Category — Public Choice Economics
Government as Referee: Who Regulates the Regulators?
A recent opinion-page editorial by a Ray Hankamer Jr. in the Houston Chronicle, Government as Referee for Society, espoused big government to promote basic protection in a modern society.
Such is the romantic view of government; the Good Government and We the People view of democracy where the body politic is all of us (not us versus them). But the real world is different from this all-to-common textbook view.
Romantic Government
Hankamer begins:
“Leave the market alone and it will self-regulate just fine.” “Stop taxing the people and let them spend their own money instead of letting the government take it and waste it on ‘meddlesome bureaucrats and business-stifling regulators.’” This is the viewpoint of the tea party and many Republicans. But wait a minute: How would such a philosophy really work if implemented?

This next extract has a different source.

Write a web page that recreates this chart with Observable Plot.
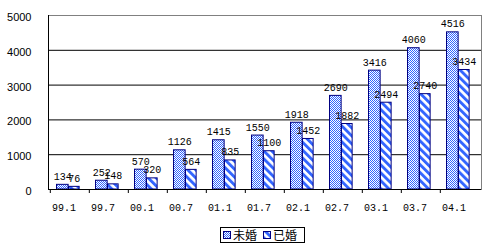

He then invokes the sports metaphor to conclude that we need federal regulators in an alphabet soup of agencies to do the necessary and sometimes dirty work to achieve fairness:
They are the public’s referees and umpires, such as the Securities and Exchange Commission, the Environmental Protection Agency and the Fish and Game Commission. They are there to enforce the rules for the good of all the people.
But when they are reined in, the public suffers. Remember Enron, WorldCom, Bernie Madoff, Stanford Financial, Lehman Brothers and all the other examples of the market being left alone to self-regulate?
One caveat, Hankhamer adds: “Overzealous referees and umpires can stifle an athletic contest, and overzealous regulators can do the same for an economy. But the suggestion that we can play the game with no supervision is preposterous.”